Thursday, February 19, 2009
We had a wretched journey over to Whangaruru from Opua. It was like riding the mechanical bull at a CW bar in Texas. No rhythm to the waves and wind but it was worth the bucking we got on the way there. The bay was large and picturesque. So calm you could water ski there, with large mountaintop homes and little islands dotted throughout. We were just going to stay overnight and then move on to see some other anchorages but had heard a NZ weather forecast predicting an oncoming gale for the coastline with gusts of up to 50 knots. Although well protected and in excellent holding, we felt the rage of the storm around us for 2 days.
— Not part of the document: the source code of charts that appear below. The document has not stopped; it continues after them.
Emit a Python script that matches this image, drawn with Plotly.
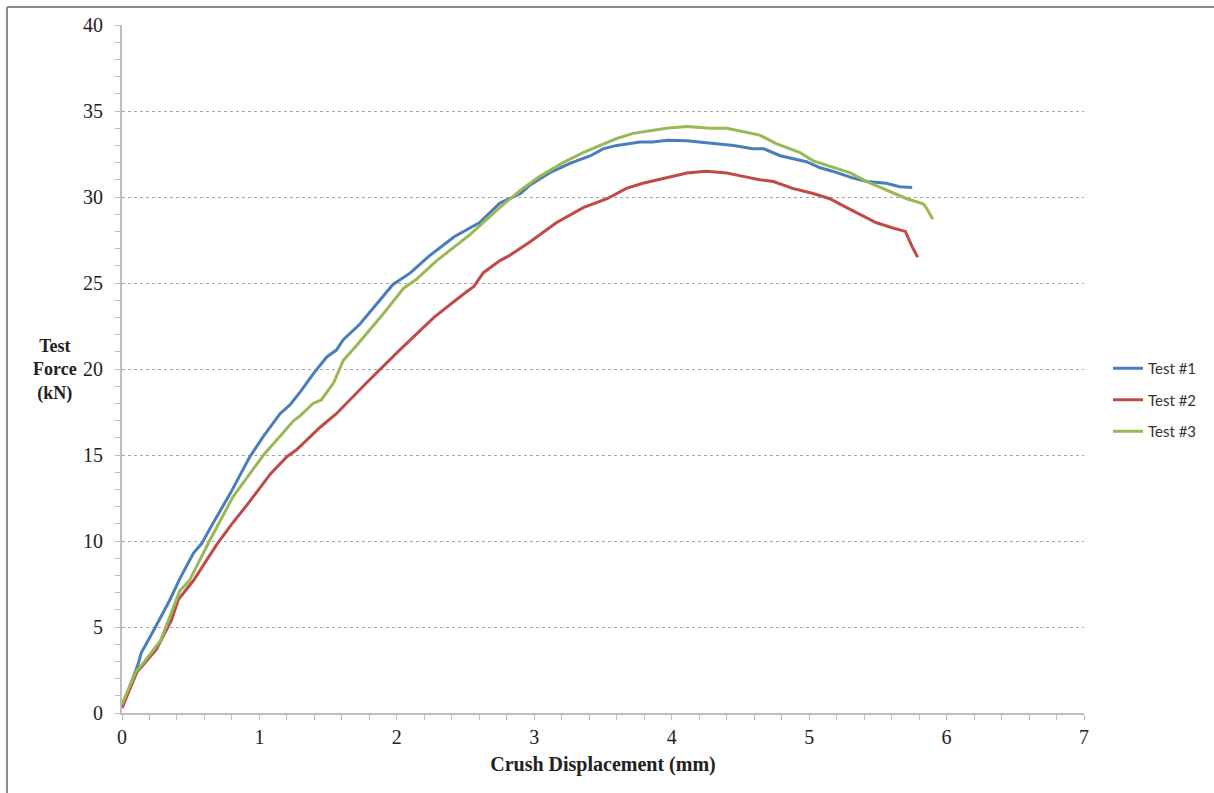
import plotly.graph_objects as go

# Test #1
x1 = [0.0, 0.12, 0.14, 0.19, 0.23, 0.35, 0.42, 0.52, 0.58, 0.66, 0.79, 0.93, 1.03, 1.15, 1.22, 1.30, 1.39, 1.49, 1.56, 1.61,
      1.73, 1.97, 2.10, 2.24, 2.42, 2.60, 2.75, 2.90, 2.97, 3.11, 3.26, 3.41, 3.50, 3.60, 3.77, 3.86, 3.97,
      4.11, 4.30, 4.45, 4.59, 4.67, 4.79, 4.93, 4.98, 5.08, 5.17, 5.32, 5.42, 5.56, 5.66, 5.75]
y1 = [0.3, 2.9, 3.5, 4.2, 4.8, 6.6, 7.8, 9.3, 9.85, 11.0, 12.8, 14.9, 16.1, 17.4, 17.9, 18.7, 19.7, 20.7, 21.1, 21.7,
      22.6, 24.9, 25.6, 26.6, 27.7, 28.5, 29.65, 30.2, 30.7, 31.4, 31.96, 32.4, 32.8, 33.0, 33.2, 33.2, 33.3,
      33.27, 33.1, 33.0, 32.8, 32.8, 32.4, 32.15, 32.05, 31.7, 31.5, 31.1, 30.9, 30.8, 30.6, 30.55]

# Test #2
x2 = [0.0, 0.11, 0.155, 0.25, 0.36, 0.41, 0.52, 0.60, 0.69, 0.80, 0.91, 1.08, 1.20, 1.27, 1.44, 1.56, 1.78, 2.02, 2.27,
      2.46, 2.56, 2.63, 2.75, 2.82, 2.97, 3.16, 3.36, 3.53, 3.67, 3.79, 3.89, 3.99, 4.11, 4.25, 4.40, 4.52,
      4.64, 4.74, 4.88, 5.03, 5.15, 5.27, 5.37, 5.49, 5.61, 5.70, 5.75, 5.79]
y2 = [0.3, 2.4, 2.8, 3.7, 5.4, 6.6, 7.7, 8.7, 9.8, 11.0, 12.1, 13.9, 14.9, 15.3, 16.6, 17.4, 19.2, 21.1, 23.0,
      24.2, 24.8, 25.6, 26.3, 26.6, 27.4, 28.5, 29.4, 29.9, 30.5, 30.8, 31.0, 31.2, 31.4, 31.5, 31.4, 31.2,
      31.0, 30.9, 30.5, 30.2, 29.9, 29.4, 29.0, 28.5, 28.2, 28.0, 27.1, 26.5]

# Test #3
x3 = [0.0, 0.10, 0.155, 0.28, 0.42, 0.49, 0.64, 0.81, 1.03, 1.25, 1.30, 1.39, 1.45, 1.54, 1.61, 1.71, 1.90,
      2.05, 2.14, 2.29, 2.53, 2.75, 2.90, 3.04, 3.21, 3.36, 3.48, 3.60, 3.72, 3.84, 3.96, 4.11, 4.28,
      4.40, 4.52, 4.64, 4.76, 4.86, 4.93, 5.03, 5.18, 5.30, 5.42, 5.56, 5.71, 5.83, 5.85, 5.90]
y3 = [0.5, 2.4, 2.9, 4.2, 7.1, 7.7, 10.06, 12.6, 15.0, 17.0, 17.3, 18.0, 18.2, 19.2, 20.5, 21.4, 23.2,
      24.7, 25.2, 26.3, 27.8, 29.4, 30.4, 31.2, 32.0, 32.6, 33.0, 33.4, 33.7, 33.85, 34.0, 34.1, 34.0,
      34.0, 33.8, 33.6, 33.1, 32.8, 32.6, 32.1, 31.7, 31.4, 30.9, 30.4, 29.9, 29.6, 29.4, 28.7]

names = ["Test #1", "Test #2", "Test #3"]
colors = ["#4A7EBB", "#BE4B48", "#98B954"]

fig = go.Figure()
for xs, ys, n, c in zip([x1, x2, x3], [y1, y2, y3], names, colors):
    fig.add_trace(go.Scatter(x=xs, y=ys, mode="lines", name=n, legendgroup=n,
                             line=dict(color=c, width=3)))

serif = "Liberation Serif, Times New Roman, serif"
L, R, T, B = 122, 130, 25, 80
W, H = 1214, 793
pw, ph = W - L - R, H - T - B

def px2x(p):
    return (p - L) / pw

def py2y(p):
    return (H - B - p) / ph

axis_common = dict(zeroline=False, showline=True, linecolor="#bdbdbd", linewidth=2,
                   ticks="outside", ticklen=5, tickcolor="#bdbdbd", tickwidth=1,
                   tickfont=dict(family=serif, size=20, color="#222"))

fig.update_layout(
    width=W, height=H,
    margin=dict(l=L, r=R, t=T, b=B),
    paper_bgcolor="white", plot_bgcolor="white",
    font=dict(family=serif, size=18, color="#222"),
    showlegend=True,
    legend=dict(x=px2x(1108), y=py2y(400), xanchor="left", yanchor="middle",
                font=dict(family="Lato, Liberation Sans, sans-serif", size=15, color="#333"),
                tracegroupgap=9, itemwidth=30, bgcolor="rgba(0,0,0,0)"),
    xaxis=dict(range=[0, 7], dtick=1, tick0=0, showgrid=False,
               minor=dict(dtick=0.2, ticks="outside", ticklen=5, tickcolor="#bdbdbd", showgrid=False),
               title=dict(text="<b>Crush Displacement (mm)</b>", font=dict(family=serif, size=20, color="#222"), standoff=10),
               **axis_common),
    yaxis=dict(range=[0, 40], dtick=5, tick0=0, showgrid=True, gridcolor="#a6a6a6", griddash="3px,3px", gridwidth=1,
               ticklabelstandoff=8,
               minor=dict(dtick=1, ticks="outside", ticklen=5, tickcolor="#bdbdbd", showgrid=False),
               **axis_common),
    shapes=[
        dict(type="line", xref="paper", yref="paper", x0=px2x(7), x1=px2x(1214), y0=py2y(7), y1=py2y(7),
             line=dict(color="#8c8c8c", width=2)),
        dict(type="line", xref="paper", yref="paper", x0=px2x(7), x1=px2x(7), y0=py2y(7), y1=py2y(793),
             line=dict(color="#8c8c8c", width=2)),
    ],
    annotations=[
        dict(text="<b>Test<br>Force<br>(kN)</b>", xref="paper", yref="paper", x=px2x(55), y=py2y(370),
             xanchor="center", yanchor="middle", showarrow=False, align="center",
             font=dict(family=serif, size=18, color="#222")),
    ],
)

fig.write_html("out.html")
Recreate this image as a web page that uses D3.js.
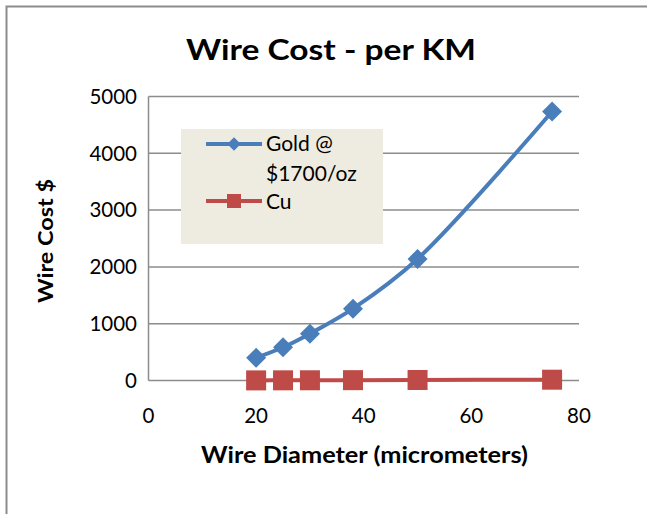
<!DOCTYPE html>
<html><head><meta charset="utf-8">
<script src="https://cdn.jsdelivr.net/npm/d3@7"></script>
<style>body{margin:0;background:#fff;} svg{display:block;font-family:Lato,"Open Sans",sans-serif;}</style>
</head><body>
<svg id="c" width="647" height="514"></svg>
<script>
const diameters = [20, 25, 30, 38, 50, 75];
const goldCost = [400, 585, 825, 1265, 2140, 4735];
const cuCost = [2, 3, 4, 6, 9, 14];
const xTicks = [0, 20, 40, 60, 80];
const yTicks = [0, 1000, 2000, 3000, 4000, 5000];
const seriesNames = ["Gold @", "$1700/oz", "Cu"];

const svg = d3.select("#c");
svg.append("rect").attr("x",6.5).attr("y",6.5).attr("width",700).attr("height",600)
  .attr("fill","#fff").attr("stroke","#8c8c8c").attr("stroke-width",2);

const x = d3.scaleLinear().domain([0,80]).range([148.5,579]);
const y = d3.scaleLinear().domain([0,5000]).range([380.5,96.5]);

// gridlines
svg.append("g").selectAll("line").data(yTicks.filter(d=>d>0)).join("line")
  .attr("x1",x(0)).attr("x2",x(80)).attr("y1",d=>y(d)).attr("y2",d=>y(d))
  .attr("stroke","#8c8c8c").attr("stroke-width",1.5);
// axes lines
svg.append("line").attr("x1",x(0)).attr("x2",x(0)).attr("y1",y(0)).attr("y2",y(5000))
  .attr("stroke","#8c8c8c").attr("stroke-width",1.5);
svg.append("line").attr("x1",x(0)).attr("x2",x(80)).attr("y1",y(0)).attr("y2",y(0))
  .attr("stroke","#8c8c8c").attr("stroke-width",1.5);

// tick labels
svg.append("g").selectAll("text").data(yTicks).join("text")
  .attr("x",137).attr("y",d=>y(d)).attr("dy","0.36em").attr("text-anchor","end")
  .attr("font-size",20.5).attr("fill","#000").text(d=>d);
svg.append("g").selectAll("text").data(xTicks).join("text")
  .attr("x",d=>x(d)).attr("y",423).attr("text-anchor","middle")
  .attr("font-size",20.5).attr("fill","#000").text(d=>d);

// titles
svg.append("text").attr("x",186).attr("y",60)
  .attr("font-size",29).attr("font-weight","bold")
  .attr("textLength",290).attr("lengthAdjust","spacingAndGlyphs").text("Wire Cost - per KM");
svg.append("text").attr("x",201).attr("y",463)
  .attr("font-size",22).attr("font-weight","bold")
  .attr("textLength",327).attr("lengthAdjust","spacingAndGlyphs").text("Wire Diameter (micrometers)");
svg.append("text").attr("transform","translate(53,303) rotate(-90)")
  .attr("font-size",21).attr("font-weight","bold")
  .attr("textLength",124).attr("lengthAdjust","spacingAndGlyphs").text("Wire Cost $");

const blue = "#4a7ebb", red = "#be4b48";
const gold = diameters.map((d,i)=>[d,goldCost[i]]);
const cu = diameters.map((d,i)=>[d,cuCost[i]]);
const line = d3.line().x(d=>x(d[0])).y(d=>y(d[1])).curve(d3.curveCatmullRom.alpha(0.5));

svg.append("path").attr("d",line(cu)).attr("fill","none").attr("stroke",red).attr("stroke-width",4);
svg.append("g").selectAll("rect").data(cu).join("rect")
  .attr("x",d=>x(d[0])-10).attr("y",d=>y(d[1])-10).attr("width",20).attr("height",20)
  .attr("fill",red);

svg.append("path").attr("d",line(gold)).attr("fill","none").attr("stroke",blue).attr("stroke-width",4);
svg.append("g").selectAll("path").data(gold).join("path")
  .attr("d",d3.symbol(d3.symbolSquare,200))
  .attr("transform",d=>`translate(${x(d[0])},${y(d[1])}) rotate(45)`)
  .attr("fill",blue);

// legend
const lg = svg.append("g");
lg.append("rect").attr("x",181).attr("y",129).attr("width",202).attr("height",115).attr("fill","#eeece1");
lg.append("line").attr("x1",206).attr("x2",262).attr("y1",144).attr("y2",144).attr("stroke",blue).attr("stroke-width",4);
lg.append("path").attr("d",d3.symbol(d3.symbolSquare,90)).attr("transform","translate(234,144) rotate(45)").attr("fill",blue);
lg.append("line").attr("x1",206).attr("x2",262).attr("y1",201).attr("y2",201).attr("stroke",red).attr("stroke-width",4);
lg.append("rect").attr("x",227).attr("y",194).attr("width",14).attr("height",14).attr("fill",red);
lg.append("text").attr("x",266).attr("y",151).attr("font-size",21).text(seriesNames[0]);
lg.append("text").attr("x",266).attr("y",181).attr("font-size",21).text(seriesNames[1]);
lg.append("text").attr("x",266).attr("y",209).attr("font-size",21).text(seriesNames[2]);
</script>
</body></html>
Destiny twirled on her anchor and danced around but held tight. We sat right there through Tuesday AM, watching movies and reading books and just thanking God we weren't "out there"!
Early Tuesday morning, the 25th, the wind and seas died down to a dead calm. We had a heck of a time getting the anchor unstuck from the mud in Whangaruru. Apparently there was so much rain that the run-off from land buried it quite deeply. Finally it loosened bringing up chunks of muddy bottom and away we went, heading to Great Barrier Island (GBI).